Monday, March 20, 2017

Gratis

Just the other day, I was playing the game Hanging with Friends on my phone, and as it happened, my best word to offer up to my challenger at the time was "gratis." That's a word you don't hear every day. Growing up, my dad used it all the time, and I wasn't sure what it meant, so one day, I asked him. His definition was simple: "free."

We didn't pay for lots of stuff in those days. As you may have read elsewhere on this blog, my dad managed a grocery store, and in that position, one benefited from many gratis deals. Food brokers gave away free promotional materials to merchants if they sold a certain level of goods or maintained a particular level of stock for an item, and my father was rather gifted in the art of grocery marketing. He would mark cans of peas that had been selling for 29 cents at three for a dollar, and they would fly off the shelves. Things like that always amazed me.

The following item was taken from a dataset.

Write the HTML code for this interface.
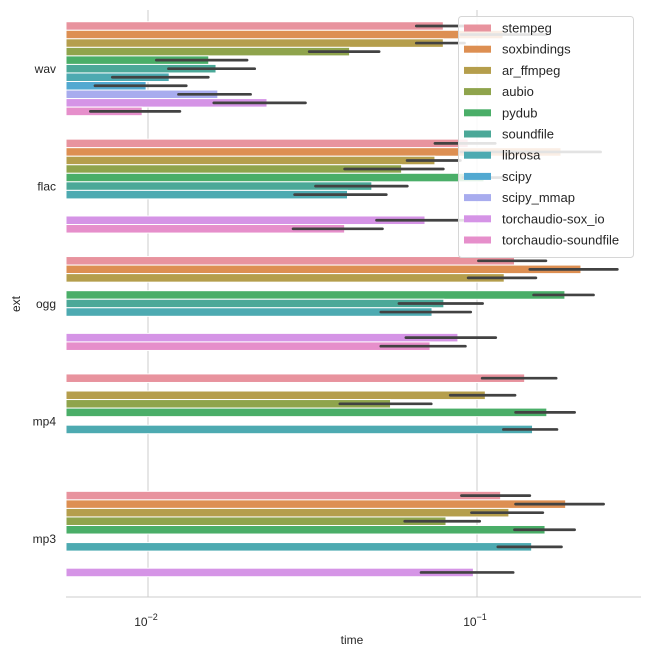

One way Dad increased sales was with his outstanding hand-lettered promotional signage. Many Sunday evenings, he would make signs at the dining room table. I admired the sleek way he drew 9's, like an elongated oval that fell back on itself. Sometimes I helped make them, and even though mine didn't look nearly as symmetrical or colorful as his, he displayed them nevertheless. Sign making was an art of sorts, and his were very eye catching. So sales were good, and we got free stuff.

Thinking back on the dizzying array of gratis items we received, I realize that we had all bases covered. Here are a few samples of gifts that were bestowed upon our family during the 1960's:
  • Cutlery - This seemed to be a very popular item. We had knife sets "of the highest quality" from faraway places like Japan. (Come to think of it, we had lots of things from Japan.)
  • Flatware sets - We received a few of these, the most notable being a 24K gold electroplated set that was stored in a rolled-up moss green plastic sleeve. This set was reserved for fancy dinners like Easter or the times when someone would bring a new boyfriend or husband over for dinner.
  • The Teem Rabbit - This was an incredible chartreuse and yellow stuffed beast, standing over five feet tall, which my Dad brought home to me one Easter. (Teem was a 1960 Pepsi product, the equivalent of the recently-introduced Sprite from Coca-Cola.) Years later, the rabbit deteriorated somewhat after we had stored it in the attic and birds had nested in its stomach. But that wasn't enough to keep our inventive, packrat neighbor Kyle Davis from asking for it, to which we generously obliged. What he did with it, I have no idea.
  • Dented cans - We received many dented cans of food, many of which were unlabeled. My dad would write the contents in grease pencil on the sides of the cans. My mom could not stand this, because a) she felt that she had no clear idea of what was really in the cans, and b) she did not want us to get botulism from breached can contamination. I shared her concerns.
  • LP's - Occasionally, we would receive gratis records. The one that stands out in my mind is a two-album set of the Chase and Sanborn 102nd Anniversary Edition radio program featuring Edgar Bergen and Charlie McCarthy, which I later found online as an MP3 (you can find anything out there). I still have those LP's.
  • Gum machine toys - It is inevitable in the operation of an urban grocery store that candy machines will be violated and will break, spilling their contents on the floor. The vendors would come and replace all the gum and toys, and in those rare cases, my dad generally scooped up some of the escaped toys and brought them home. I had several boxes of these and played with them ad infinitum.
None of this was very expensive, but oddly enough, I have kept many of the items. My mom had stored the cutlery and flatware at her house, and when she passed away several years ago, we packed them up and brought them home. Our girls are now acquiring the cutlery piece by piece as they set up their respective households.

I know I'll be fine with eventually disposing of all the gratis items except for one, and that's the moss green sleeved 24K gold flatware set. When I see that, I remember how we used it when Aunt Ida brought her boyfriend Mack and later, her new husband Herbert over for dinner. Come to think of it, just like that flatware, Herbert was a keeper.